No ifs and buts about Constitution's amended preamble

When the government says on record that it holds the Constitution as the ‘holiest of holy books’, there can be no ifs and buts about the amended Preamble

Express News Service

An Emergency-era constitutional amendment inserting a couple of words to the Preamble—socialist and secular—is back in public gaze. That it was flagged by RSS General Secretary Dattatraya Hosabale, a politically savvy leader, made its latest iteration consequential. Emphasising that they were added at a time when the fundamental rights were suspended, parliament was dysfunctional, and the judiciary had become pliant, Hosabale suggested a debate on the Preamble’s reset. But that came in the teeth of Prime Minister Narendra Modi’s assertion in 2023 that any talk of amending the Constitution was “meaningless”. Rumours about tinkering with the Constitution through the parliamentary supermajority the BJP sought played its part in opposition consolidation in the run-up to the 2024 Lok Sabha elections. It contributed to the BJP’s slide, as the party fell short of majority in the Lower House. Yet, when the second-most senior leader in the RSS makes a point, the BJP listens. Soon enough, people holding high offices—Vice President Jagdeep Dhankhar, Assam Chief Minister Himanta Biswa Sarma and Union ministers Shivraj Singh Chouhan and Jitendra Singh—concurred with Hosabale.

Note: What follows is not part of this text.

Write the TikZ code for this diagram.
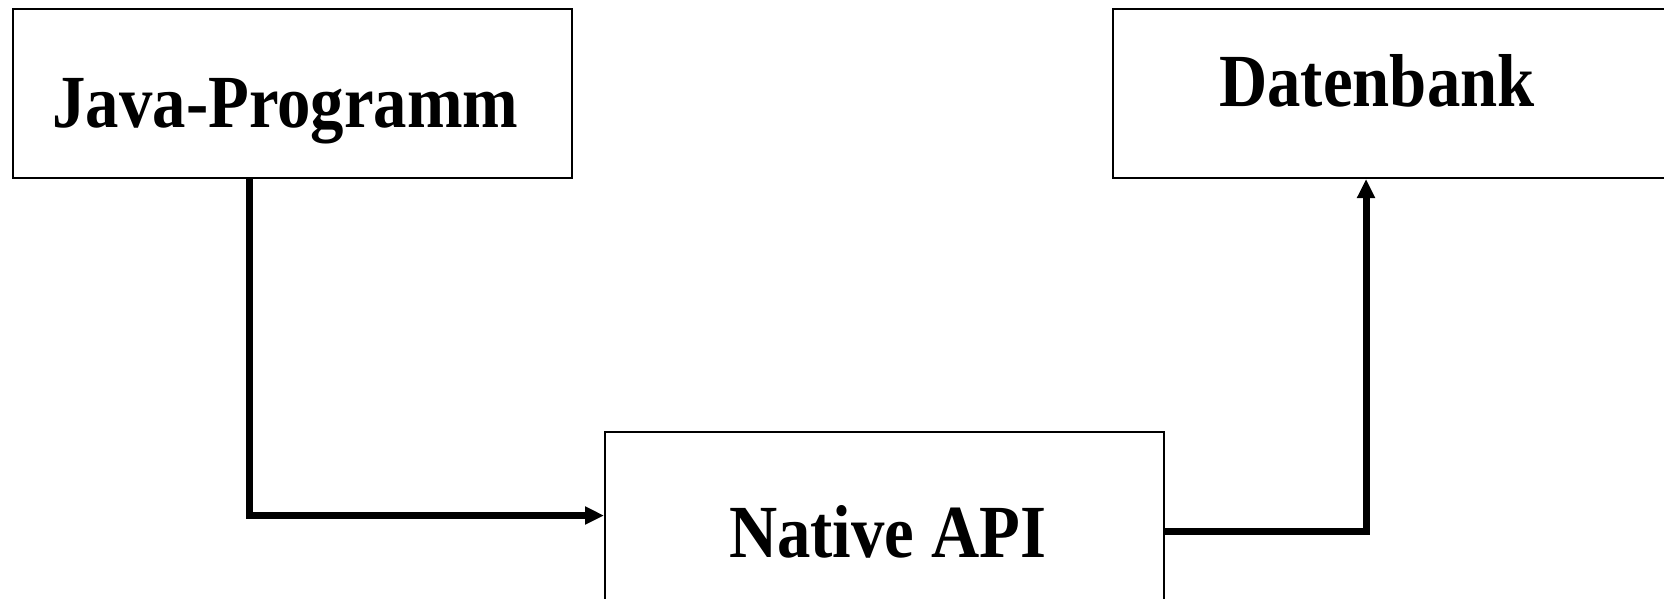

However, last November, the Supreme Court had thrown out petitions seeking the purge. A bench led by the then Chief Justice, Sanjiv Khanna, ruled that the concept of secularism represents one of the facets of the right to equality. Several landmark Supreme Court verdicts have also upheld secularism as part of the Preamble and the Constitution’s basic structure. On socialism, the court said, “The way we understand socialism in India is very different from other countries. In our context, socialism primarily means a welfare state. That is all.”

With the judiciary drawing the red line and closing the door, the issue can only be dealt with by parliament. The opposition is already sharpening its knives, warning it will not allow any such change to the Constitution. When the government says on record that it holds the Constitution as the ‘holiest of holy books’, there can be no ifs and buts about the amended Preamble. Despite multiple debates in the past on the insertion of the two words and scoring polemical points, there was no parliamentary consensus on removing them. India’s social fabric of a multi-ethnic, multi-religious welfare state must be kept out of harm’s way.